*TO BE DONE*. Reproduce exactly the lines below, from the first through the one containing "const yTicks = [0, 80, 10];", and nothing more.

[BEGIN GIVEN MATERIAL]

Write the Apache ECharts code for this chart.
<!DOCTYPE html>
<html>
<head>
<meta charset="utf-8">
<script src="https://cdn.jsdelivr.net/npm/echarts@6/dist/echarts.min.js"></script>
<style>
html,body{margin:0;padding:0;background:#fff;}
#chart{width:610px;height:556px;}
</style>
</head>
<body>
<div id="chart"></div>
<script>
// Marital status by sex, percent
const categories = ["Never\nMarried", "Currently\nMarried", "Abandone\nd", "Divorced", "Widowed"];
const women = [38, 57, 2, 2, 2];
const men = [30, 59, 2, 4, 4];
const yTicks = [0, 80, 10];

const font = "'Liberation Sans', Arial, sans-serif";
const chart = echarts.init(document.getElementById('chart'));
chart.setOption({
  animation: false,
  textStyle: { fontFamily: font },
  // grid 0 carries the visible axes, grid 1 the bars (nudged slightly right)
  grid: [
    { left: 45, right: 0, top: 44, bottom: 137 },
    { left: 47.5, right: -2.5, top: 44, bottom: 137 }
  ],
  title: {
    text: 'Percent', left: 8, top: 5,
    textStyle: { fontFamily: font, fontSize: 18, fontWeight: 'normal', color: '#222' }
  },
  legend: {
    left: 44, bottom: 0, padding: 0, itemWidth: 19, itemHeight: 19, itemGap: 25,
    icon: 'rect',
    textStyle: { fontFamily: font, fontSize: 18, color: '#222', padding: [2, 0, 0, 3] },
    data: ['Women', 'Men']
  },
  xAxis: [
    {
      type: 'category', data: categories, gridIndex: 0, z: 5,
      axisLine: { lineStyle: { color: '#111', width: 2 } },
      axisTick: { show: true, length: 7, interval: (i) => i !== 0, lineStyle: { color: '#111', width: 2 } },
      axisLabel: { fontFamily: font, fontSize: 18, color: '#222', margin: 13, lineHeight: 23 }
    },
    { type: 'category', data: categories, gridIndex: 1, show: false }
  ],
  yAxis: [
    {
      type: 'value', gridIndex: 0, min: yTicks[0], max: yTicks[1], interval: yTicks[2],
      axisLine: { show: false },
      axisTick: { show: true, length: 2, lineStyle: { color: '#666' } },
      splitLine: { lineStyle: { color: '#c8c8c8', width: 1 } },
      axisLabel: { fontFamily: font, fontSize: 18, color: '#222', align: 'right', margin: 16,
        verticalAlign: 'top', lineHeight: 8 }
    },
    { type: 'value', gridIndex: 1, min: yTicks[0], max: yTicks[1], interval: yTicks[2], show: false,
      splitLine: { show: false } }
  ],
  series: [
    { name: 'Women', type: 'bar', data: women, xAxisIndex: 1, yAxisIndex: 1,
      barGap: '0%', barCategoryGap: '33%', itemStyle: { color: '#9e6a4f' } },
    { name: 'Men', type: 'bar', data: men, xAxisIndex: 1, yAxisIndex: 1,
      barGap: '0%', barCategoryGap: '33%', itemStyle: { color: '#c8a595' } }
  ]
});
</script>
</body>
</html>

[END GIVEN MATERIAL]

*REPLY*.
Write the Apache ECharts code for this chart.
<!DOCTYPE html>
<html>
<head>
<meta charset="utf-8">
<script src="https://cdn.jsdelivr.net/npm/echarts@6/dist/echarts.min.js"></script>
<style>
html,body{margin:0;padding:0;background:#fff;}
#chart{width:610px;height:556px;}
</style>
</head>
<body>
<div id="chart"></div>
<script>
// Marital status by sex, percent
const categories = ["Never\nMarried", "Currently\nMarried", "Abandone\nd", "Divorced", "Widowed"];
const women = [38, 57, 2, 2, 2];
const men = [30, 59, 2, 4, 4];
const yTicks = [0, 80, 10];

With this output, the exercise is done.